Source material =>
<<<<
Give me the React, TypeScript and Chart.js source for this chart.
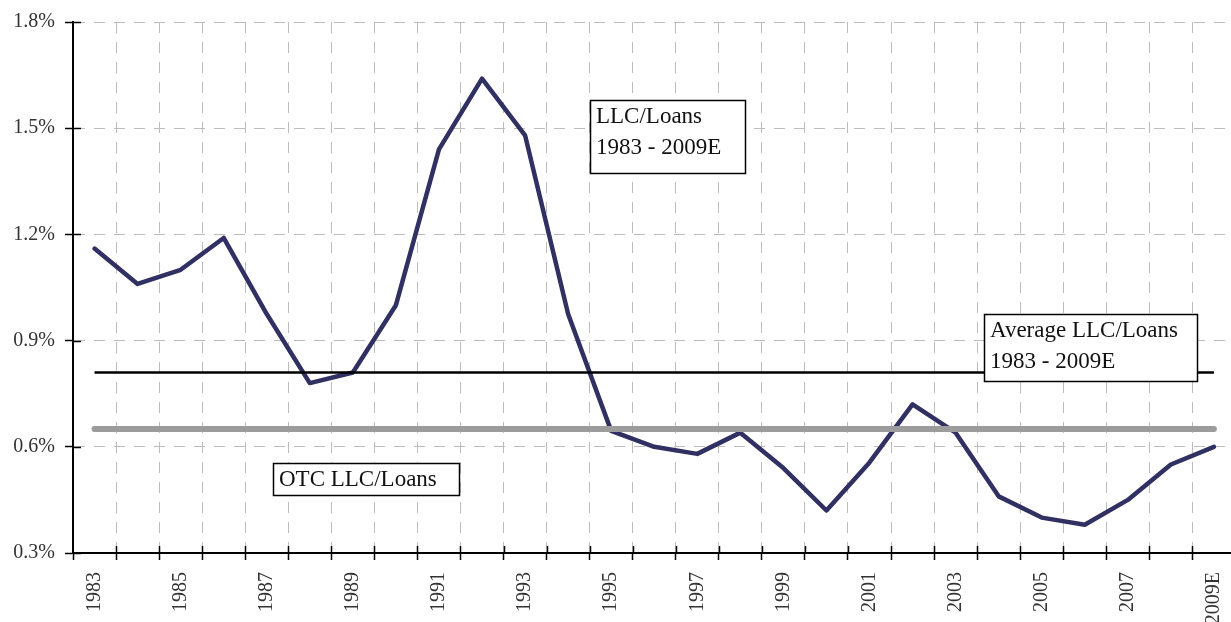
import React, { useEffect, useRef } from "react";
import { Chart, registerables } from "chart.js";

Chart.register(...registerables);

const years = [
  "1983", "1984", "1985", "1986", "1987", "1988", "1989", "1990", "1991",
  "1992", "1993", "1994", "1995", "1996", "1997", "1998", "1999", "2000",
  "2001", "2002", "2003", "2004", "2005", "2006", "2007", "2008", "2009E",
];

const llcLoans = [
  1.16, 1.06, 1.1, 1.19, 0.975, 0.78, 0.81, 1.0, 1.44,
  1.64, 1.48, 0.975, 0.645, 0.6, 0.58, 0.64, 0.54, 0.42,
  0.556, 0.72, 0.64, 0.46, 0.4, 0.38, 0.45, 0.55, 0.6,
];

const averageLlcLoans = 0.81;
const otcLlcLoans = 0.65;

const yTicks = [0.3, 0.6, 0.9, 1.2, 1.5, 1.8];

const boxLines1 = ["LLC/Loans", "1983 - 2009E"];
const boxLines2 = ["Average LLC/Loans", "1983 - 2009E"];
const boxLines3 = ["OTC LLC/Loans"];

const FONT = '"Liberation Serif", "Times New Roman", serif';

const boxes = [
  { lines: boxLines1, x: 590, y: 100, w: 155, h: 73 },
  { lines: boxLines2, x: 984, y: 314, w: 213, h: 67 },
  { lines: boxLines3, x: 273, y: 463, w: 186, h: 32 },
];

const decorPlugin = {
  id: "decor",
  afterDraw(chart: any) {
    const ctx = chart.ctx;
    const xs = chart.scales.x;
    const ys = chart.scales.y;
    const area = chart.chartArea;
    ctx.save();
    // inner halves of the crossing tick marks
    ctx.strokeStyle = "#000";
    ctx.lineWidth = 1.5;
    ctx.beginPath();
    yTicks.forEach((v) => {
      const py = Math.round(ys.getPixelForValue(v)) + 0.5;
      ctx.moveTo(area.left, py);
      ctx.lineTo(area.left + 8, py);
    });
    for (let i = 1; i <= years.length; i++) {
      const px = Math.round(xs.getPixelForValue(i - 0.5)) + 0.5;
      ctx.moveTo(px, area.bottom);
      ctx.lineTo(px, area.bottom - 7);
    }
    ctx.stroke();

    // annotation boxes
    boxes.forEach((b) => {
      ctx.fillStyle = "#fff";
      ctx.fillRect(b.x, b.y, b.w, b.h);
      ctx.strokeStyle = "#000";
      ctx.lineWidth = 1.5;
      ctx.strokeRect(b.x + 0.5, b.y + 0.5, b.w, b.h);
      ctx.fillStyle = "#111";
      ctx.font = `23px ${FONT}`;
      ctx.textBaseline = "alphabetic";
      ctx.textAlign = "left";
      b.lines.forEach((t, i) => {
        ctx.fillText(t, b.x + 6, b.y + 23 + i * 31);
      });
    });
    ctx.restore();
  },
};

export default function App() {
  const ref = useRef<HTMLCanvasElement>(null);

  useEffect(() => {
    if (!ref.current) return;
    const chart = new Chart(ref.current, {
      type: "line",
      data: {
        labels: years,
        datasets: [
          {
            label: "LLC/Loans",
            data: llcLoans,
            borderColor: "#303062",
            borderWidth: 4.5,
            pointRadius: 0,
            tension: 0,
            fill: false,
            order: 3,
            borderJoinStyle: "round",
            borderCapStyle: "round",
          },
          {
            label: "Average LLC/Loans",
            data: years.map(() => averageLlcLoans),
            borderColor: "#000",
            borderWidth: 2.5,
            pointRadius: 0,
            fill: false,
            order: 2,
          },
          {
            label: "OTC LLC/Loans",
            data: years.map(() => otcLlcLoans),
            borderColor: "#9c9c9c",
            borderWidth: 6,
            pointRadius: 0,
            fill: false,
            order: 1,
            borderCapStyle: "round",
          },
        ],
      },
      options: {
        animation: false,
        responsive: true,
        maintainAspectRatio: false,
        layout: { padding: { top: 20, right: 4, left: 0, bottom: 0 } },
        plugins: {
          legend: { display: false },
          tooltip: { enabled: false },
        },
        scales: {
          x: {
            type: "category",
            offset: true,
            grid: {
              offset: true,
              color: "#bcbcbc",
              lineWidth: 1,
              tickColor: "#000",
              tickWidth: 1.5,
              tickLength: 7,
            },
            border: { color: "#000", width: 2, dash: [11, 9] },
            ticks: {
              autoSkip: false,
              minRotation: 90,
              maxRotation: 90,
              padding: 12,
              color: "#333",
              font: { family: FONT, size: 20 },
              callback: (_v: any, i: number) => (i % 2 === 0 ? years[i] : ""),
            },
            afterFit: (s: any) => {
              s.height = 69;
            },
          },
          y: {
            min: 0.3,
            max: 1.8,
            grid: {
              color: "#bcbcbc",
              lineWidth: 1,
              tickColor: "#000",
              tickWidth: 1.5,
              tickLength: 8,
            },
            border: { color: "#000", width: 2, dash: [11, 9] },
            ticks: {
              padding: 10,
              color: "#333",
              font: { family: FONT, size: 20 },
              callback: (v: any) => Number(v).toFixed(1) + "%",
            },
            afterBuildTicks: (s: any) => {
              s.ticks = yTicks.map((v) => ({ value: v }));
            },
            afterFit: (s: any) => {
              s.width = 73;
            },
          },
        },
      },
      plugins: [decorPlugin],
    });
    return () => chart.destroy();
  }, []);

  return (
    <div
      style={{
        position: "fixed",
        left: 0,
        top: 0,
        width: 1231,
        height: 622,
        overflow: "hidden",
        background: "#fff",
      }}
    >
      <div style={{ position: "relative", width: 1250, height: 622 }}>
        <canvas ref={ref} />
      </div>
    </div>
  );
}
>>>>
Your task => Return the material line for line, from its beginning to the line that contains "Chart.register(...registerables);", with the pictures left out.

Final result =>
Give me the React, TypeScript and Chart.js source for this chart.
import React, { useEffect, useRef } from "react";
import { Chart, registerables } from "chart.js";

Chart.register(...registerables);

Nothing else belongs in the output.